Halloween 5 was shot back to back with Halloween 4, hence some of the cast returning for another go here, and the footage from the climax of the previous instalment reused for the opening to this one. Whereas part 4 had been strictly run of the mill, here there were attempts to inject more off the wall elements into what by this time was a tired concept, not that it had stopped the eighties slashers coming. So here, as with the contemporary Friday the 13th sequel, a psychic link was thought up for the main character between her and Michael, trying to revitalise what had become very average in execution.

No pun intended. Well, maybe a bit, because here the executions were a little gorier and more novel than what had gone before, but aside from that those newer concepts didn't play too well, with Jamie's ESP doing nothing to enhance the basic storyline that the filmmakers could not get away from: Michael Myers wanders the night of Halloween, murdering people. The John Carpenter original had become such an archetype that meddling with the formula was likely to bring down the wrath of the fans, who were the main audience and gave the impression that they would have paid good money to see anything with this fictional mass murderer in it.

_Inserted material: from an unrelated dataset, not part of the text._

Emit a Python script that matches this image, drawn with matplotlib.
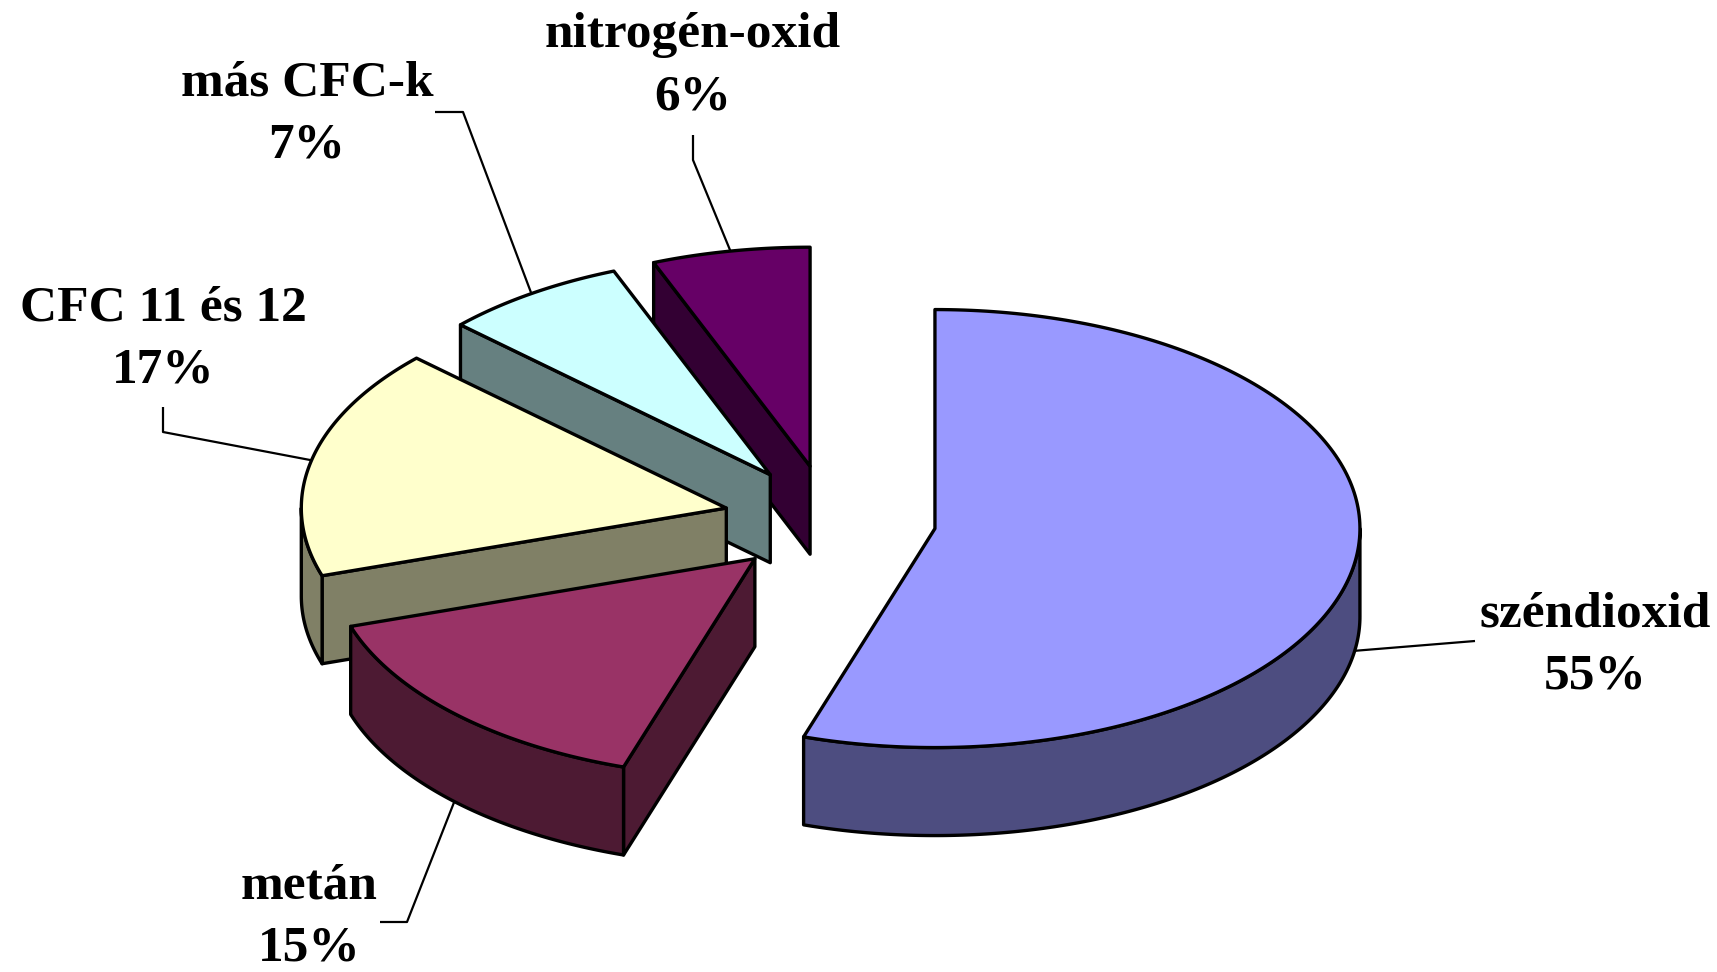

That regardless of how innovative the movie was, or as in this case, how downright unimaginative it was being. One year after the events in part 4 and Jamie is still in a psychiatric ward, unable to speak and subject to seizures that our old friend Doctor Loomis (Donald Pleasence, back again) thinks he can get to the source of. He, in his increasingly unscientific fashion, has come to believe that Myers is the embodiment of evil in a more supernatural sense, which might explain why he keeps coming back as evil tends to do. Nevertheless, Loomis does have his own pet theories about how to get the better of the hulking maniac, and they include luring him back to his old house in Haddonfield.

Seeing as how Michael is drawn to the area anyway, perhaps this isn't quite the inspired choice that Loomis thinks it is, and before you get a chance to wonder, hey, why has the Myers' home become a mansion? the plot has begun to bring the characters together in earnest. They include Rachel (Ellie Cornell), also returning, although not for long as if to say, yeah, we're willing to bump off anyone this time - anyone except Michael, that is, you don't kill the goose that lays the golden eggs. In addition, there were a selection of new potential victims to be menaced, including Wendy Kaplan as Rachel's best friend Tina who looks set to be our new final girl, but then there's someone we've forgotten. That's Jamie, as Harris put in what was a surprisingly good performance for the traditionally unpromising "kid in a horror flick"; she's not enough to make this must-see material, but she did make it less of a chore to sit through than it might have been. Same goes for Pleasence, although the ending which set up a sequel even the writers hadn't planned was far from satisfying. Music by Alan Howarth.